BEGIN

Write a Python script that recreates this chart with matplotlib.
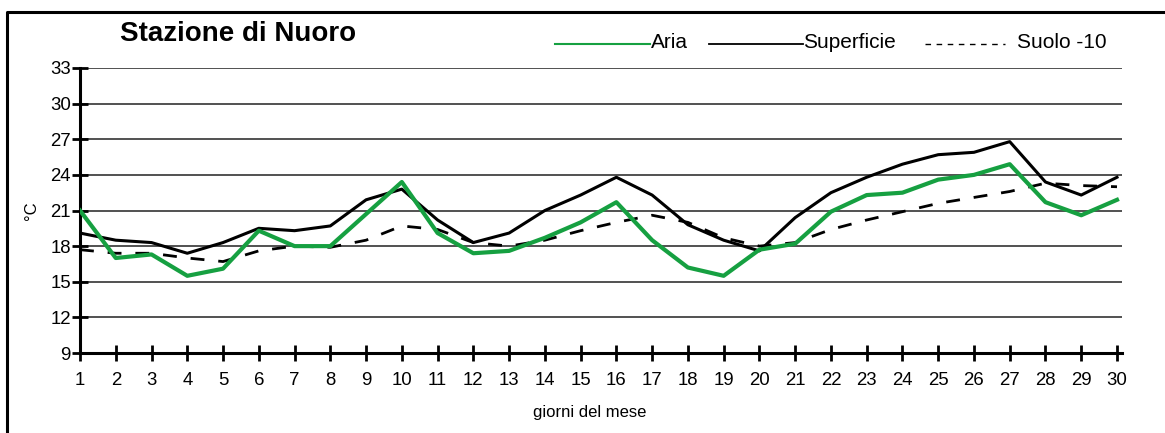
import matplotlib
matplotlib.use("Agg")
import matplotlib.pyplot as plt
from matplotlib.lines import Line2D

plt.rcParams['font.family'] = ['Liberation Sans', 'DejaVu Sans']

# giorni del mese
giorni = list(range(1, 31))

# temperature (°C)
aria = [21.0, 17.0, 17.3, 15.5, 16.1, 19.3, 18.0, 18.0, 20.7, 23.4,
        19.1, 17.4, 17.6, 18.7, 20.0, 21.7, 18.5, 16.2, 15.5, 17.7,
        18.2, 20.9, 22.3, 22.5, 23.6, 24.0, 24.9, 21.7, 20.6, 21.9]
superficie = [19.1, 18.5, 18.3, 17.4, 18.3, 19.5, 19.3, 19.7, 21.9, 22.8,
              20.2, 18.3, 19.1, 21.0, 22.3, 23.8, 22.3, 19.8, 18.5, 17.6,
              20.4, 22.5, 23.8, 24.9, 25.7, 25.9, 26.8, 23.4, 22.3, 23.8]
suolo = [17.7, 17.4, 17.4, 17.0, 16.7, 17.6, 18.0, 17.9, 18.5, 19.7,
         19.4, 18.3, 18.0, 18.5, 19.3, 20.0, 20.6, 20.0, 18.7, 18.0,
         18.3, 19.4, 20.2, 20.9, 21.6, 22.1, 22.6, 23.3, 23.1, 23.0]

y_ticks = [9, 12, 15, 18, 21, 24, 27, 30, 33]

W, H = 1165, 433
fig = plt.figure(figsize=(W / 100, H / 100), dpi=100)
ax = fig.add_axes([80 / W, 80 / H, 1042 / W, 285 / H])

# griglia orizzontale
for v in y_ticks[1:]:
    ax.axhline(v, color='#222222', linewidth=1.1, zorder=1)

ax.plot(giorni, suolo, color='black', linewidth=2.0, linestyle=(0, (5, 5)), zorder=3)
ax.plot(giorni, superficie, color='black', linewidth=2.2, zorder=4)
ax.plot(giorni, aria, color='#16a041', linewidth=3.0, zorder=5)

ax.set_xlim(1, 30.14)
ax.set_ylim(9, 33)
ax.set_xticks(giorni)
ax.set_yticks(y_ticks)
ax.tick_params(axis='both', direction='inout', length=11, width=2, labelsize=13.4)
ax.tick_params(axis='x', pad=8)
ax.tick_params(axis='y', pad=1)
for s in ['top', 'right']:
    ax.spines[s].set_visible(False)
for s in ['left', 'bottom']:
    ax.spines[s].set_linewidth(2.2)

ax.set_ylabel('°C', fontsize=12, labelpad=8)
fig.text(590 / W, 1 - 412 / H, 'giorni del mese', fontsize=12, ha='center', va='center')

fig.text(120 / W, 1 - 34 / H, 'Stazione di Nuoro', fontsize=20,
         fontweight='bold', va='center', ha='left')

# legenda disegnata a mano
ly = 1 - 44 / H
ty = 1 - 43 / H
fig.add_artist(Line2D([555 / W, 650 / W], [ly, ly], color='#16a041', linewidth=1.5))
fig.text(651 / W, ty, 'Aria', fontsize=15, va='center', ha='left')
fig.add_artist(Line2D([709 / W, 803 / W], [ly, ly], color='black', linewidth=1.3))
fig.text(803 / W, ty, 'Superficie', fontsize=15, va='center', ha='left')
fig.add_artist(Line2D([925 / W, 1005 / W], [ly, ly], color='black', linewidth=1.0,
                      linestyle=(0, (4, 4))))
fig.text(1017 / W, ty, 'Suolo -10', fontsize=15, va='center', ha='left')

# cornice esterna
fig.add_artist(Line2D([7 / W, 7 / W, 1.0], [0, 1 - 12 / H, 1 - 12 / H],
                      color='black', linewidth=2.2))

fig.savefig('out.png', dpi=100)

END

Set problem. Would you reproduce the lines above, from the very first through the line containing "ax.plot(giorni, aria, color='#16a041', linewidth=3.0, zorder=5)", exactly and without the pictures?

Full answer.
Write a Python script that recreates this chart with matplotlib.
import matplotlib
matplotlib.use("Agg")
import matplotlib.pyplot as plt
from matplotlib.lines import Line2D

plt.rcParams['font.family'] = ['Liberation Sans', 'DejaVu Sans']

# giorni del mese
giorni = list(range(1, 31))

# temperature (°C)
aria = [21.0, 17.0, 17.3, 15.5, 16.1, 19.3, 18.0, 18.0, 20.7, 23.4,
        19.1, 17.4, 17.6, 18.7, 20.0, 21.7, 18.5, 16.2, 15.5, 17.7,
        18.2, 20.9, 22.3, 22.5, 23.6, 24.0, 24.9, 21.7, 20.6, 21.9]
superficie = [19.1, 18.5, 18.3, 17.4, 18.3, 19.5, 19.3, 19.7, 21.9, 22.8,
              20.2, 18.3, 19.1, 21.0, 22.3, 23.8, 22.3, 19.8, 18.5, 17.6,
              20.4, 22.5, 23.8, 24.9, 25.7, 25.9, 26.8, 23.4, 22.3, 23.8]
suolo = [17.7, 17.4, 17.4, 17.0, 16.7, 17.6, 18.0, 17.9, 18.5, 19.7,
         19.4, 18.3, 18.0, 18.5, 19.3, 20.0, 20.6, 20.0, 18.7, 18.0,
         18.3, 19.4, 20.2, 20.9, 21.6, 22.1, 22.6, 23.3, 23.1, 23.0]

y_ticks = [9, 12, 15, 18, 21, 24, 27, 30, 33]

W, H = 1165, 433
fig = plt.figure(figsize=(W / 100, H / 100), dpi=100)
ax = fig.add_axes([80 / W, 80 / H, 1042 / W, 285 / H])

# griglia orizzontale
for v in y_ticks[1:]:
    ax.axhline(v, color='#222222', linewidth=1.1, zorder=1)

ax.plot(giorni, suolo, color='black', linewidth=2.0, linestyle=(0, (5, 5)), zorder=3)
ax.plot(giorni, superficie, color='black', linewidth=2.2, zorder=4)
ax.plot(giorni, aria, color='#16a041', linewidth=3.0, zorder=5)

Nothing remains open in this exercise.